Receita de Pombos em folhado
Os pombos são previamente desossados, de modo que a carne branca e as coxas possam ser tratadas de forma diferente. As carnes brancas são escalfadas em um caldo ou potagem de carneiro, num caldeirão de metal, enquanto as coxas são flamejadas e embrulhadas em massa, cozidas como empada num basallu, o molde próprio, colocado num forno vertical. Quando o prato sai do forno, adicionam-se as outras carnes, as fêveras dos pombos e os pedaços do carneiro.
O basallu desempenha um duplo papel, servindo como um utensílio de cozinha e prato de serviço. A iguaria é decorada com uma salada verde em vinagre.
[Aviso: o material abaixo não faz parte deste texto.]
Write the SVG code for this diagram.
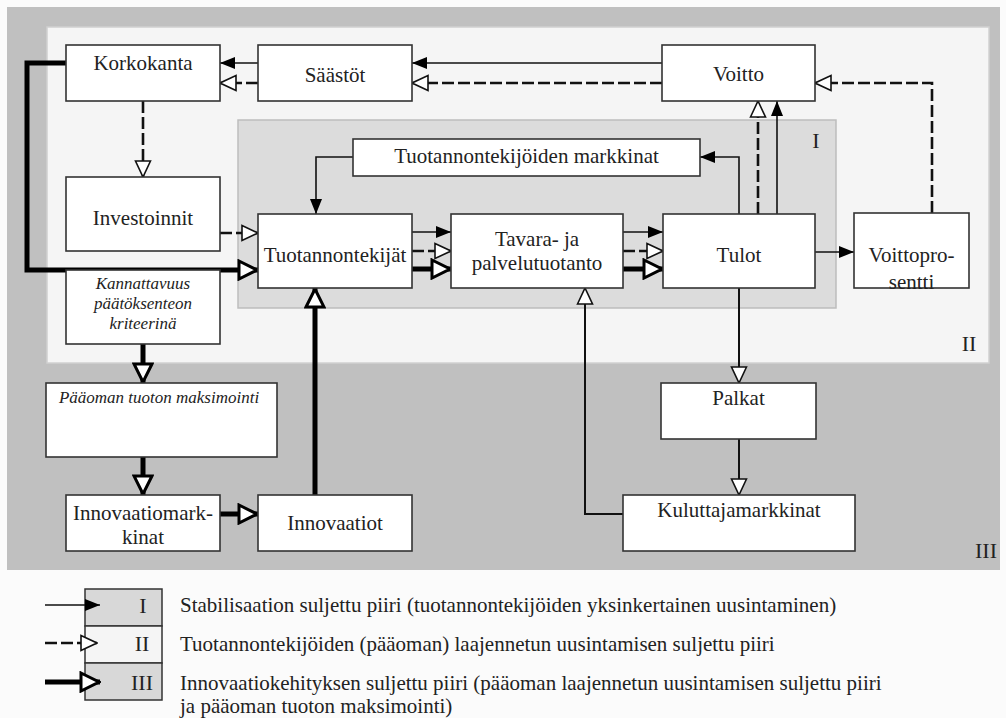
<svg xmlns="http://www.w3.org/2000/svg" width="1006" height="718" viewBox="0 0 1006 718">
<style>
.node rect{fill:#fff;stroke:#333;stroke-width:1.6}
text{font-family:"Liberation Serif","Times New Roman",serif;font-size:21px;fill:#222}
.c text,.node text{text-anchor:middle}
.it{font-style:italic;font-size:17px}
.s1{fill:none;stroke:#111;stroke-width:1.6}
.s2{fill:none;stroke:#111;stroke-width:2.6;stroke-dasharray:12,4}
.s3{fill:none;stroke:#000;stroke-width:5}
.sh{fill:none;stroke:#111;stroke-width:2}
.lbl{font-size:22px;text-anchor:middle}
</style>
<defs>
<marker id="aI" markerUnits="userSpaceOnUse" viewBox="0 0 15 12" refX="15" refY="6" markerWidth="15" markerHeight="12" orient="auto"><path d="M0,0 L15,6 L0,12 z" fill="#000"/></marker>
<marker id="aII" markerUnits="userSpaceOnUse" viewBox="0 0 18 18" refX="17" refY="9" markerWidth="18" markerHeight="18" orient="auto"><path d="M1,1.5 L17,9 L1,16.5 z" fill="#fff" stroke="#111" stroke-width="1.6"/></marker>
<marker id="aIII" markerUnits="userSpaceOnUse" viewBox="0 0 22 22" refX="21" refY="11" markerWidth="22" markerHeight="22" orient="auto"><path d="M2,2 L20,11 L2,20 z" fill="#fff" stroke="#000" stroke-width="3"/></marker>
</defs>
<rect x="0" y="0" width="1006" height="718" fill="#fbfbfb"/>
<g id="regions">
<rect x="7" y="7" width="993" height="563" fill="#c0c0c0"/>
<rect x="47" y="27" width="942" height="336" fill="#f5f5f5" stroke="#d0d0d0" stroke-width="1.5"/>
<rect x="238" y="120" width="598" height="188" fill="#dcdcdc" stroke="#bdbdbd" stroke-width="1.5"/>
<text class="lbl" x="816" y="148">I</text>
<text class="lbl" x="969" y="351">II</text>
<text class="lbl" x="986" y="558">III</text>
</g>
<g id="connectors">
<path class="s1" d="M662,63 L412,63" marker-end="url(#aI)"/>
<path class="s2" d="M662,83 L412,83" marker-end="url(#aII)"/>
<path class="s1" d="M258,63 L220,63" marker-end="url(#aI)"/>
<path class="s2" d="M258,83 L220,83" marker-end="url(#aII)"/>
<path class="s2" d="M143,101 L143,177" marker-end="url(#aII)"/>
<path class="s2" d="M220,233 L258,233" marker-end="url(#aII)"/>
<path class="s3" d="M66,63 L27,63 L27,270 L258,270" marker-end="url(#aIII)"/>
<path class="s1" d="M353,157 L316,157 L316,214" marker-end="url(#aI)"/>
<path class="s1" d="M739,214 L739,157 L700,157" marker-end="url(#aI)"/>
<path class="s2" d="M758,214 L758,101" marker-end="url(#aII)"/>
<path class="s1" d="M777,214 L777,101" marker-end="url(#aI)"/>
<path class="s2" d="M932,213 L932,83 L815,83" marker-end="url(#aII)"/>
<path class="s1" d="M815,252 L854,252" marker-end="url(#aI)"/>
<path class="s1" d="M412,232 L451,232" marker-end="url(#aI)"/>
<path class="s2" d="M412,251 L451,251" marker-end="url(#aII)"/>
<path class="s3" d="M412,269 L451,269" marker-end="url(#aIII)"/>
<path class="s1" d="M623,232 L663,232" marker-end="url(#aI)"/>
<path class="s2" d="M623,251 L663,251" marker-end="url(#aII)"/>
<path class="s3" d="M623,269 L663,269" marker-end="url(#aIII)"/>
<path class="sh" d="M623,514 L585,514 L585,288" marker-end="url(#aII)"/>
<path class="sh" d="M739,288 L739,383" marker-end="url(#aII)"/>
<path class="sh" d="M739,439 L739,495" marker-end="url(#aII)"/>
<path class="s3" d="M143,344 L143,383" marker-end="url(#aIII)"/>
<path class="s3" d="M143,457 L143,495" marker-end="url(#aIII)"/>
<path class="s3" d="M220,514 L258,514" marker-end="url(#aIII)"/>
<path class="s3" d="M315,495 L315,288" marker-end="url(#aIII)"/>
</g>
<g id="korkokanta" class="node"><rect x="66" y="45" width="154" height="56"/><text x="143" y="70">Korkokanta</text></g>
<g id="saastot" class="node"><rect x="258" y="45" width="154" height="56"/><text x="335" y="82">Säästöt</text></g>
<g id="voitto" class="node"><rect x="662" y="45" width="153" height="56"/><text x="738.5" y="81">Voitto</text></g>
<g id="investoinnit" class="node"><rect x="66" y="177" width="154" height="74"/><text x="143" y="225">Investoinnit</text></g>
<g id="tmarkkinat" class="node"><rect x="353" y="139" width="347" height="37"/><text x="526.5" y="163">Tuotannontekijöiden markkinat</text></g>
<g id="tuotannontekijat" class="node"><rect x="258" y="214" width="154" height="74"/><text x="335" y="262">Tuotannontekijät</text></g>
<g id="tavara" class="node"><rect x="451" y="214" width="172" height="74"/><text x="537" y="246">Tavara- ja</text><text x="537" y="270">palvelutuotanto</text></g>
<g id="tulot" class="node"><rect x="663" y="214" width="152" height="74"/><text x="739" y="262">Tulot</text></g>
<g id="voittoprosentti" class="node"><rect x="854" y="213" width="115" height="75"/><text x="911.5" y="262">Voittopro-</text><text x="911.5" y="289">sentti</text></g>
<g id="kannattavuus" class="node"><rect x="66" y="270" width="154" height="74"/><text class="it" x="143" y="289">Kannattavuus</text><text class="it" x="143" y="309">päätöksenteon</text><text class="it" x="143" y="329">kriteerinä</text></g>
<g id="paaoma" class="node"><rect x="46" y="383" width="231" height="74"/><text class="it" x="159" y="403">Pääoman tuoton maksimointi</text></g>
<g id="innovaatiomarkkinat" class="node"><rect x="66" y="495" width="154" height="56"/><text x="143" y="520">Innovaatiomark-</text><text x="143" y="544">kinat</text></g>
<g id="innovaatiot" class="node"><rect x="258" y="495" width="154" height="56"/><text x="335" y="530">Innovaatiot</text></g>
<g id="palkat" class="node"><rect x="661" y="383" width="155" height="56"/><text x="738.5" y="405">Palkat</text></g>
<g id="kuluttajamarkkinat" class="node"><rect x="623" y="495" width="232" height="56"/><text x="739" y="517">Kuluttajamarkkinat</text></g>
<g id="legend">
<rect x="85" y="589" width="77" height="37" fill="#d8d8d8" stroke="#333" stroke-width="1.5"/>
<rect x="85" y="626" width="77" height="37" fill="#f5f5f5" stroke="#333" stroke-width="1.5"/>
<rect x="85" y="663" width="77" height="37" fill="#d8d8d8" stroke="#333" stroke-width="1.5"/>
<path class="s1" d="M45,605 L100,605" marker-end="url(#aI)"/>
<path class="s2" d="M45,643 L97,643" marker-end="url(#aII)"/>
<path class="s3" d="M45,682 L100,682" marker-end="url(#aIII)"/>
<text class="lbl" x="143" y="613">I</text>
<text class="lbl" x="142" y="651">II</text>
<text class="lbl" x="142" y="690">III</text>
<text x="180" y="612">Stabilisaation suljettu piiri (tuotannontekijöiden yksinkertainen uusintaminen)</text>
<text x="180" y="651">Tuotannontekijöiden (pääoman) laajennetun uusintamisen suljettu  piiri</text>
<text x="180" y="690">Innovaatiokehityksen suljettu piiri (pääoman laajennetun uusintamisen suljettu piiri</text>
<text x="180" y="713">ja pääoman tuoton maksimointi)</text>
</g>
</svg>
Paladares faraónicos: Dos cheiros o pão, e dos sabores o sal
Desde 2600 a. C., que os egípcios utilizavam diversos tipos de cereais para fazer farinhas e pães, quando inventaram os fornos de barro. Segundo consta, descobriram o processo da fermentação da mistura de água e farinha, por acidente, quando um padeiro se esqueceu da massa crua junto do forno em que cozia o pão e ao voltar, passadas umas horas, viu que ela inchara, ficando leve e com bolhas; cozeu-a assim mesmo e maravilhou-se com o resultado.
Como o pão de farinha de trigo era de melhor qualidade, tornou-se muito popular e os egípcios experimentavam novos sabores e texturas, adicionando à massa diferentes ingredientes, como mel, ovos, tâmaras, sementes ou condimentos e moldavam-na em forma de pássaros, peixes e outros animais para as festividades.
Ofertas de pão às divindades e no culto dos mortos faziam parte dos rituais da maioria das religiões, pela crença de que o pão era uma dádiva dos deuses ao homem, portanto, sagrado. De início, os gregos compravam-no aos egípcios, a quem chamavam arthophagoi, «comedores de pão», mas não tardaram a imitá-los e, no século III a. C., o padeiro Thearion criou uma cadeia de padarias como estabelecimentos comerciais públicos, prática que os romanos copiaram. Teriam sido os padeiros da Capadócia, os primeiros a adicionar à farinha de trigo um pouco de leite, azeite e sal, obtendo assim um tipo de pão muito suave e delicado. (Paulo Moreiras)
Paladares helénicos: Com pão e vinho, anda-se caminho
No poema Hedypatheia, Arquéstrato atribui ao pão uma importância fundamental e descreve a variedade de pães que os gregos consumiam.